7 – EM QUE SETORES DO PAÍS ONDE VIVE PODERÃO AS EMPRESAS PORTUGUESAS ENCONTRAR CLIENTES?
Nos Emirados Árabes Unidos, as empresas portuguesas podem encontrar oportunidades em sectores como a tecnologia da informação, cibersegurança, inteligência artificial, energias renováveis, smart cities e construção sustentável. São áreas onde Portugal tem know-how e capacidade técnica para oferecer soluções diferenciadas. Contudo, para vingar neste mercado exigente, é crucial investir em presença local, adaptar-se culturalmente e posicionar-se como parceiro de inovação com valor acrescentado.
8 – EM QUE SETORES DE PORTUGAL PODERIAM AS EMPRESAS DO PAÍS ONDE ESTÁ QUERER INVESTIR?
Portugal tem um encanto difícil de replicar: segurança, talento, localização, clima, cultura, e é um destino cada vez mais atrativo para investimento estrangeiro. Empresas baseadas nos EAU poderão encontrar valor em sectores como as energias limpas, inovação aplicada à agricultura, tecnologia, turismo de experiência (não massificado), e centros de competência para I&D. A estabilidade, o talento qualificado e o contexto europeu tornam o país ideal para investimentos com retorno e escala.
Portugal pode e deve ser um hub de inovação e bem-estar na Europa. Só precisa de se posicionar como tal de forma mais ousada e articulada.
9 – QUAL A VANTAGEM COMPETITIVA DO PAÍS EM QUE ESTÁ QUE PODERIA SER REPLICADA EM PORTUGAL?
A agilidade na tomada de decisão e a capacidade de concretização são vantagens claras dos Emirados Árabes Unidos. Existe uma cultura institucional que favorece o risco calculado, encurta processos e foca na entrega. Portugal poderia beneficiar bastante ao adotar práticas que reduzam burocracias, acelerem a implementação de projetos e promovam mais colaboração entre governo, empresas e academia. A combinação entre visão de longo prazo e ação rápida é algo que podemos e devemos replicar com a nossa identidade.
10 – PENSA VOLTAR PARA PORTUGAL? PORQUÊ?
Sim, penso regressar a Portugal. A experiência internacional foi enriquecedora e continua a sê-lo, mas há um desejo de aplicar esse conhecimento no país que me formou.

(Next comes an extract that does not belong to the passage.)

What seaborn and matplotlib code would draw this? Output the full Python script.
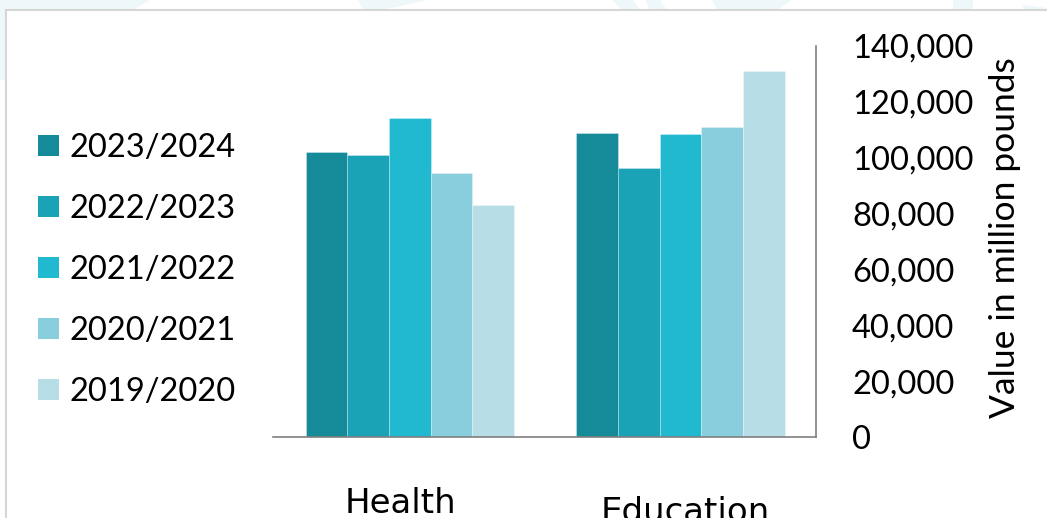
import matplotlib
matplotlib.use("Agg")
import matplotlib.pyplot as plt
from matplotlib.patches import Patch, Polygon, Rectangle
from matplotlib.ticker import FuncFormatter
from matplotlib.transforms import ScaledTranslation
import seaborn as sns
import pandas as pd

# Spending by area and financial year (million pounds)
categories = ["Health", "Education"]
years = ["2023/2024", "2022/2023", "2021/2022", "2020/2021", "2019/2020"]
health = [102000, 101000, 114300, 94400, 83100]
education = [108800, 96300, 108500, 110900, 131000]
colors = ["#158B9A", "#1AA2B6", "#20B9D0", "#89CEDD", "#B7DEE7"]

rows = []
for yr, h, e in zip(years, health, education):
    rows.append({"area": categories[0], "year": yr, "value": h})
    rows.append({"area": categories[1], "year": yr, "value": e})
df = pd.DataFrame(rows)

W, H = 1047, 518
sns.set_theme(style="white")
plt.rcParams["font.family"] = ["Lato", "DejaVu Sans"]
plt.rcParams["text.color"] = "black"

fig = plt.figure(figsize=(W / 100, H / 100), dpi=100)
fig.patch.set_facecolor("white")


def px(x, y):
    return (x / W, 1 - y / H)


# faint background ornaments around the panel frame
wm = "#EEF7FA"
shapes = [
    [(0, 0), (150, 0), (133, 10), (7, 10), (7, 80), (0, 80)],
    [(358, 0), (427, 0), (382, 10), (363, 10)],
    [(612, 0), (633, 0), (640, 10), (622, 10)],
    [(645, 0), (660, 0), (667, 10), (650, 10)],
    [(712, 0), (792, 0), (777, 10), (717, 10)],
    [(953, 0), (973, 0), (973, 10), (953, 10)],
    [(1023, 5), (1047, 8), (1047, 10), (1023, 10)],
]
for s in shapes:
    fig.add_artist(Polygon([px(*p) for p in s], closed=True, facecolor=wm,
                           edgecolor="none", transform=fig.transFigure, zorder=0))

# panel frame
x0, y0 = px(6, 10)
fig.add_artist(Rectangle((x0, -0.2), 1.4 - x0, y0 + 0.2, transform=fig.transFigure,
                         facecolor="white", edgecolor="#D6D6D6", linewidth=1.5,
                         zorder=0.5))

ax = fig.add_axes([273 / W, 1 - 437 / H, (816 - 273) / W, (437 - 46) / H])
ax.set_zorder(2)
ax.set_facecolor("none")

sns.barplot(data=df, x="area", y="value", hue="year", hue_order=years,
            order=categories, palette=colors, width=0.77, gap=0,
            edgecolor=(1, 1, 1, 0.35), linewidth=0.6, legend=False,
            saturation=1, ax=ax, zorder=2)

ax.set_ylim(0, 140000)
ax.set_xlim(-0.506, 1.5)
ax.set_yticks(range(0, 140001, 20000))
ax.yaxis.set_major_formatter(FuncFormatter(lambda v, _: f"{int(v):,}"))
ax.yaxis.tick_right()
ax.yaxis.set_label_position("right")
ax.tick_params(axis="y", length=0, pad=26, labelsize=23.5, labelcolor="black")
ax.tick_params(axis="x", length=0, pad=36, labelsize=24.5, labelcolor="black")
for lab in ax.get_yticklabels():
    lab.set_horizontalalignment("left")

for name in ["left", "top"]:
    ax.spines[name].set_visible(False)
for name in ["right", "bottom"]:
    ax.spines[name].set_visible(True)
    ax.spines[name].set_color("#7F7F7F")
    ax.spines[name].set_linewidth(1.2)

ax.set_xlabel("")
ax.set_ylabel("Value in million pounds", fontsize=25.5, color="black")
ax.yaxis.set_label_coords(1.318, 0.51)
ax.grid(False)

# category labels in a separate sans face, each nudged slightly
offsets = [(-10, 0), (5, -9)]
for lab, (dx, dy) in zip(ax.get_xticklabels(), offsets):
    lab.set_fontfamily("DejaVu Sans")
    lab.set_transform(lab.get_transform() +
                      ScaledTranslation(dx / 100, dy / 100, fig.dpi_scale_trans))

handles = [Patch(facecolor=c, edgecolor="none", label=y) for c, y in zip(colors, years)]
fig.legend(handles=handles, loc="center left", bbox_to_anchor=(38 / W, 1 - 270 / H),
           frameon=False, fontsize=23.5, handlelength=0.64, handleheight=0.64,
           handletextpad=0.34, labelspacing=0.95, borderpad=0, borderaxespad=0)

fig.savefig("out.png", dpi=100, facecolor="white")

Sinto que posso contribuir para um Portugal mais ambicioso, mais global e mais preparado para os desafios contemporâneos.
Tenho um enorme respeito pelo potencial que existe em Portugal, nas pessoas, nas ideias e na forma de estar no mundo. Mas esse potencial precisa de ser ativado com visão, coragem e referências externas que nos desafiem a sair da zona de conforto. Se puder ser um agente dessa transformação, mesmo que em pequena escala, então o regresso não será um fim, será um recomeço com propósito, com mais ferramentas, mais visão e um compromisso renovado com a criação de impacto positivo e duradouro.